## WHAT NEEDS TO BE DONE
Using the data below, output the first line and every line after it up to and including the line containing "3000, 3500, 4000];", exactly as written and with nothing added.

## RECORDED INFORMATION
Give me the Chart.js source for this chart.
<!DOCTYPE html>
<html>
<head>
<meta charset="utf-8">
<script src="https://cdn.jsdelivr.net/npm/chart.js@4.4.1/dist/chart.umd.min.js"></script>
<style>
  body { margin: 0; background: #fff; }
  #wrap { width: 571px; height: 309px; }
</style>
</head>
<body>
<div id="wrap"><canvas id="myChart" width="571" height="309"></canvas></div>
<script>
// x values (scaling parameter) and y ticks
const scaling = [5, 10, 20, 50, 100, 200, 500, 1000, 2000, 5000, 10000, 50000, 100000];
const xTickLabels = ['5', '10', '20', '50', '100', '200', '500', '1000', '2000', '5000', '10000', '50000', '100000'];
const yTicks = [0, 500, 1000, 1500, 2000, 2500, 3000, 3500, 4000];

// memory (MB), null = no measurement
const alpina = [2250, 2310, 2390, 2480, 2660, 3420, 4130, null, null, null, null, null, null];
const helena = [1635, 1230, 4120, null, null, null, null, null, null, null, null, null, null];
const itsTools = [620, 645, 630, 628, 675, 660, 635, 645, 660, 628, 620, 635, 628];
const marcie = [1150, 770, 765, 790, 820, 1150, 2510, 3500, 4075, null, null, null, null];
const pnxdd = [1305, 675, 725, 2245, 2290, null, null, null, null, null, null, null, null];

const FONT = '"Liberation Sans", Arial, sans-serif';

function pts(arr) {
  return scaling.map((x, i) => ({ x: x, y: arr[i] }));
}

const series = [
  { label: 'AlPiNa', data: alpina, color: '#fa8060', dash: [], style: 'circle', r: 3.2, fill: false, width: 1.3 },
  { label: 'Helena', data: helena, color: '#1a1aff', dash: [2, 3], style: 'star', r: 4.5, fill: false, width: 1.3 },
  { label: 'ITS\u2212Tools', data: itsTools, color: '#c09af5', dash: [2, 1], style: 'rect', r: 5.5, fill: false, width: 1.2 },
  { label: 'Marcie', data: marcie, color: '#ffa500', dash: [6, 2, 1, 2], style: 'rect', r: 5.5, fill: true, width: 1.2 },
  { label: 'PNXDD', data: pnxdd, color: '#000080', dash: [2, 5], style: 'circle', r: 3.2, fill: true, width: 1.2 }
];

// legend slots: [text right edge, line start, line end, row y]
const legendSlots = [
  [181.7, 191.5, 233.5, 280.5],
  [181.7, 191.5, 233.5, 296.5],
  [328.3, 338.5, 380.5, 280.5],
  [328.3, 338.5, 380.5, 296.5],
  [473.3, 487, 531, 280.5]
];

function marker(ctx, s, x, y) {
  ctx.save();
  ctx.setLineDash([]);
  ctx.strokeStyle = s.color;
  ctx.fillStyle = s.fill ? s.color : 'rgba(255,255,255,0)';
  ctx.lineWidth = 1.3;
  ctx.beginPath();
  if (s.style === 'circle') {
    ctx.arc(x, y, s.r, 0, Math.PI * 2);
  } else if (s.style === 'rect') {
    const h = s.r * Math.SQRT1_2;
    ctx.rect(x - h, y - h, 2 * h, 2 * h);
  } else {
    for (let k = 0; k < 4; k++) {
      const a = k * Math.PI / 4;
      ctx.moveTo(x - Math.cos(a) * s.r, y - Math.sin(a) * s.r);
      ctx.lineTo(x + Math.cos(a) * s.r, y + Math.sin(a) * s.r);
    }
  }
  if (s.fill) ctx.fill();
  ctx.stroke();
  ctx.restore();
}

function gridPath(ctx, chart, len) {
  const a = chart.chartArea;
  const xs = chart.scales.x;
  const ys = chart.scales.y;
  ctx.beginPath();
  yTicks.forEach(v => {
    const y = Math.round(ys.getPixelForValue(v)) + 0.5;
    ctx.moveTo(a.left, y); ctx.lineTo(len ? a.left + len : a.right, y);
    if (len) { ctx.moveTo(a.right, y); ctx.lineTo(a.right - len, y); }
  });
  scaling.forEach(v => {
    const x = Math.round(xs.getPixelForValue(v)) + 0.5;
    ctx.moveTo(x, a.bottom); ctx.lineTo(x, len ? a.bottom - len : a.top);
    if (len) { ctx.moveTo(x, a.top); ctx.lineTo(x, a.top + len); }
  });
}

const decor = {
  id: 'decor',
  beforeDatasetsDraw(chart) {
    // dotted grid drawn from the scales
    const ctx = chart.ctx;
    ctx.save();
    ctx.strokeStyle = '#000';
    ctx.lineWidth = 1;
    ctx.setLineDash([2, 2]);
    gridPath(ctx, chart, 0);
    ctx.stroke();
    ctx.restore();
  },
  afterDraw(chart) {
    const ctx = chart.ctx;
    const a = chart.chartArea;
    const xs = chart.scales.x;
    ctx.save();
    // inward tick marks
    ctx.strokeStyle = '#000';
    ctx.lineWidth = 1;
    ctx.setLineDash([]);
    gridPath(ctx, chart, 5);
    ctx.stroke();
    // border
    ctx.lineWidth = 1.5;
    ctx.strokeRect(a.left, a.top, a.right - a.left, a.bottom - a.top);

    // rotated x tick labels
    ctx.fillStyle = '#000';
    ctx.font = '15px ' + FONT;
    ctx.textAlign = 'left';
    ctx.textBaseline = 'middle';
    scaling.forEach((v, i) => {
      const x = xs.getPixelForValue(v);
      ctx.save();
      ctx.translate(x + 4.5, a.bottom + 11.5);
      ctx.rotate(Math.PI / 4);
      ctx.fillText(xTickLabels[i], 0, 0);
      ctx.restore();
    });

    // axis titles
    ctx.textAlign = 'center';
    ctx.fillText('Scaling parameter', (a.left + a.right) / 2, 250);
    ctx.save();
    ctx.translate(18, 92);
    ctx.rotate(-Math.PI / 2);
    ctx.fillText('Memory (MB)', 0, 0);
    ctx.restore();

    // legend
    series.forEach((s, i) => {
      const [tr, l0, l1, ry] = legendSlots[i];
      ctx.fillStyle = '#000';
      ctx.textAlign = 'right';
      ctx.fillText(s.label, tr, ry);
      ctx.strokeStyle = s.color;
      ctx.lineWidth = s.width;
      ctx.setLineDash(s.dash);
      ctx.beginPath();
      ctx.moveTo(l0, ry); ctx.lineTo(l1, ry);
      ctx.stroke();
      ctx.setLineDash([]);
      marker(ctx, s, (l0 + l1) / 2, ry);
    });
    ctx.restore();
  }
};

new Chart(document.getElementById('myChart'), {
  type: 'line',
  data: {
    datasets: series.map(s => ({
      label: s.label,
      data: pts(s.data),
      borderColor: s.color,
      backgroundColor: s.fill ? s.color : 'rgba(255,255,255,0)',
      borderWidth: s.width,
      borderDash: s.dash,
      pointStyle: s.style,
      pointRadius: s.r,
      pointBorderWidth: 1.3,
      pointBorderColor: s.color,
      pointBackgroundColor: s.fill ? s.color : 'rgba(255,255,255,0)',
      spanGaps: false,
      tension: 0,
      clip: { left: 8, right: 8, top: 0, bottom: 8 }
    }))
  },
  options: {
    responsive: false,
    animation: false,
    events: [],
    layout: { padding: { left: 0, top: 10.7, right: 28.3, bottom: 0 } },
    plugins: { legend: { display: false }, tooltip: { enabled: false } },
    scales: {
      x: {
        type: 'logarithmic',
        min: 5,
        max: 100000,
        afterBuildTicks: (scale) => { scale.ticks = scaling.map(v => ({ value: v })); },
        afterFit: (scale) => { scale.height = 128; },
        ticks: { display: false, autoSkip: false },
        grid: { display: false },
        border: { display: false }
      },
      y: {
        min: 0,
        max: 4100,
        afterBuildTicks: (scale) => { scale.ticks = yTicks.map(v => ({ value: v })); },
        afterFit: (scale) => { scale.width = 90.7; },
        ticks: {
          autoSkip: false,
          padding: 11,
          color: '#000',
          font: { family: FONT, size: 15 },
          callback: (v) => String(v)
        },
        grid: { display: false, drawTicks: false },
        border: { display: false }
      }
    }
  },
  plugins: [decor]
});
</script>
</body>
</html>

## ANSWER FOR THE TASK
Give me the Chart.js source for this chart.
<!DOCTYPE html>
<html>
<head>
<meta charset="utf-8">
<script src="https://cdn.jsdelivr.net/npm/chart.js@4.4.1/dist/chart.umd.min.js"></script>
<style>
  body { margin: 0; background: #fff; }
  #wrap { width: 571px; height: 309px; }
</style>
</head>
<body>
<div id="wrap"><canvas id="myChart" width="571" height="309"></canvas></div>
<script>
// x values (scaling parameter) and y ticks
const scaling = [5, 10, 20, 50, 100, 200, 500, 1000, 2000, 5000, 10000, 50000, 100000];
const xTickLabels = ['5', '10', '20', '50', '100', '200', '500', '1000', '2000', '5000', '10000', '50000', '100000'];
const yTicks = [0, 500, 1000, 1500, 2000, 2500, 3000, 3500, 4000];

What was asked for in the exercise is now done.